Les Français disent « mecspliquer ». Au Québec, la chroniqueuse Audrey PM a proposé la traduction « pénispliquer » à l’émission On dira ce qu’on voudra (ICI Radio-Canada Première). Tous ces termes décrivent le même phénomène, soit celui des hommes qui parlent à la place des femmes ou qui s’adressent à elles d’une manière condescendante. En introduction de son livre, Rebecca Solnit en dit ceci : « Toutes les femmes savent de quoi je parle. C’est cette arrogance qui leur met des bâtons dans les roues, quel que soit le domaine ; c’est ce qui les empêche de prendre la parole ou d’être entendues quand elles osent le faire ; c’est ce qui réduit les jeunes femmes au silence en démontrant, comme le fait le harcèlement de rue, que ce monde n’est pas le leur. C’est ce qui nous habitue à douter de nous, à nous limiter tout en entretenant dans le même temps l’excès de confiance infondé des hommes. »

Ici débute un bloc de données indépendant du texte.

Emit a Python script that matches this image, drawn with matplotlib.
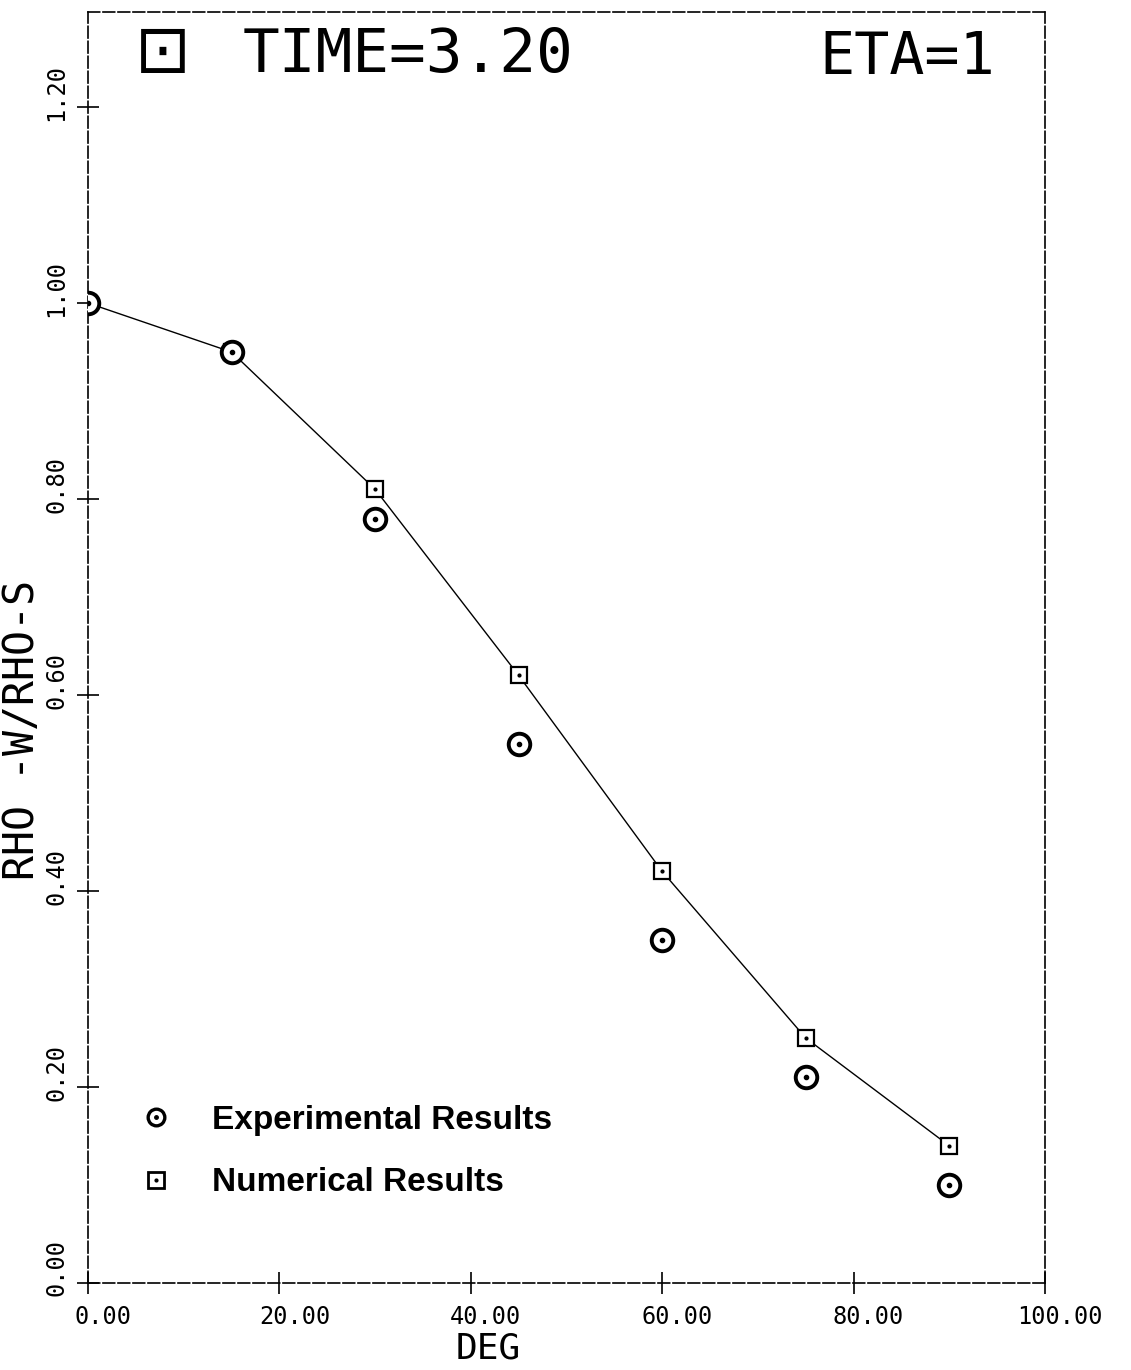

L’ORIGINE DE « MANSPLAINING »

Dans le premier texte qui donne le titre à son livre, Rebecca Solnit raconte une anecdote qui lui est arrivée : dans une soirée, elle s’est retrouvée à participer à une discussion autour du photographe britannique Eadweard Muybridge, qui a vécu au XIXe siècle. Un des hommes présents s’empresse de lui couper la parole pour lui parler en long et en large d’un livre important écrit sur ce photographe. Tout le monde devrait lire ce livre, insiste-t-il, alors qu’il semble clair que lui-même ne l’a pas lu et en parle à tort et à travers. Mais le plus drôle, c’est que l’auteure de ce fameux livre n’est nulle autre que… Rebecca Solnit !

La publication de ce texte sur le blogue TomDispatch.com puis dans les pages du Los Angeles Times a donné naissance, un mois plus tard, au terme « mansplaining ». Solnit avoue qu’au départ, elle n’était pas très à l’aise avec ce mot, craignant qu’il heurte les hommes. Depuis, elle a appris à l’accepter et même à l’utiliser.

SOLNIT EST TRÈS POPULAIRE AUPRÈS DES JEUNES

À la sortie de son livre Men Explaining Things to Me, en 2014, Rebecca Solnit reçoit un coup de pouce de taille. L’auteure de la série Girls, Lena Dunham, déclare qu’il s’agit du livre « le plus éclairant, réconfortant et socialement lucide » qu’elle a lu cette année-là sur le fait d’être une femme. Les ventes grimpent en flèche. Certains reprochent toutefois à Solnit de parler uniquement d’un point de vue de femme blanche privilégiée. L’écrivaine corrige le tir et abordera dans son recueil suivant, The Mother of All Questions, la problématique de l’intersectionnalité, la prise en considération de plusieurs discriminations, comme le sexisme, le racisme et l’homophobie, qui agissent en même temps. Les deux recueils de Rebecca Solnit plairont à celles et ceux qui souhaitent se familiariser avec des concepts liés à la situation des femmes, mais n’apprendront peut-être pas grand-chose aux lectrices aguerries d’ouvrages féministes.

RETOUR AUX SOURCES

Comment cela a-t-il commencé ? se demande Rebecca Solnit dans le chapitre #Yesallwomen (#Ouitouteslesfemmes). Ce texte, publié la première fois en 2014, revient sur la fusillade d’Isla Vista lors de laquelle un étudiant a assassiné six collègues avant de retourner l’arme contre lui. Frustré sexuellement, le jeune homme visait avant tout les femmes. Les mots-clics n’ont pas tardé à surgir dans les réseaux sociaux. C’est à l’importance de ces « outils linguistiques » que Solnit s’intéresse dans ce texte qui tente de bien cerner les débuts de la « révolution » qui se poursuit jusqu’à ce jour avec les mots-clics #metoo #moiaussi. Car, dit-elle en substance, c’est avec des mots qu’on peut décrire un état de choses qu’on souhaite changer, faisant référence à Betty Friedan qui, en 1963, parlait d’un « malaise qui n’a pas de nom ».

Les Feux, une nouvelle collection des Éditions de l’Olivier

Lancée par Olivier Cohen, grand patron des Éditions de l’Olivier, cette collection, au sein de laquelle paraît Ces hommes qui m’expliquent la vie, publiera des essais, des récits et des fictions sur des enjeux de notre époque, question d’alimenter la réflexion et le débat. Le deuxième titre, Raconte-moi la fin, de Valeria Luiselli (Des êtres sans gravité, L’histoire de mes dents) sera lancé en mai. Un texte qu’on dit d’une grande sensibilité sur l’expérience des enfants migrants.